Considerando a previsão legal do art. 80, inciso IV do Regimento Interno da Câmara Municipal de Itapemirim, cumpre ressaltar que a matéria deve ser analisada pela Comissão de Finanças e Orçamento, por tratar-se de matéria de interesse do patrimônio público municipal. Ademais, conforme disposto no art. 75, inciso III do mesmo diploma legal, deve ser respeitado o trâmite inicial na Comissão de Legislação, Justiça e Redação Final, antes do encaminhamento à COFINOR.
Diante de todo o exposto, conclui-se que a presente proposição legislativa revela-se juridicamente possível, uma vez que se encontra em consonância com os princípios constitucionais e com a legislação vigente, bem como com a jurisprudência pertinente. Todavia, considerando que se trata de norma autorizativa aplicável a futuras doações de bens imóveis públicos, é imprescindível a sua plena adequação à legislação federal, nos termos do art. 22, inciso XXVII da CRFB combinado com o art. 76, inciso I, e §§ 6º e 7º da Lei nº 14.133/2021.
Assim, recomenda-se a inclusão, como condições obrigatórias para as leis específicas que venham a tratar da doação de bens imóveis públicos, dos seguintes requisitos: (i) fixação de prazo expresso para o cumprimento dos encargos; (ii) prévia desafetação do bem, quando se tratar de bens públicos de uso comum do povo ou de uso especial; (iii) demonstração clara e fundamentada do interesse público que justifique a doação; (iv) indicação expressa do procedimento licitatório a ser adotado ou, se for o caso, da justificativa legal para sua dispensa.
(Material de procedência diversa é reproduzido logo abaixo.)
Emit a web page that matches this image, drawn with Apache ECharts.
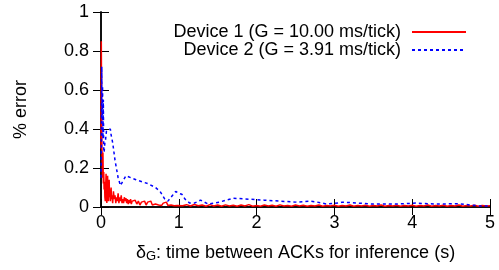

Dessa forma, sugere-se que o projeto de lei seja adequado quanto à sua redação, nos termos apontados, e, após as devidas modificações, retorne ao Poder Legislativo para regular tramitação, após sanadas as inconsistências apontadas.
No que tange ao mérito, ou seja, a verificação da existência de interesse público, a Procuradoria Jurídica não irá se pronunciar, pois caberá tão somente aos vereadores no uso da função legislativa, verificar a viabilidade ou não da presente proposição, respeitando-se para tanto as formalidades legais e regimentais.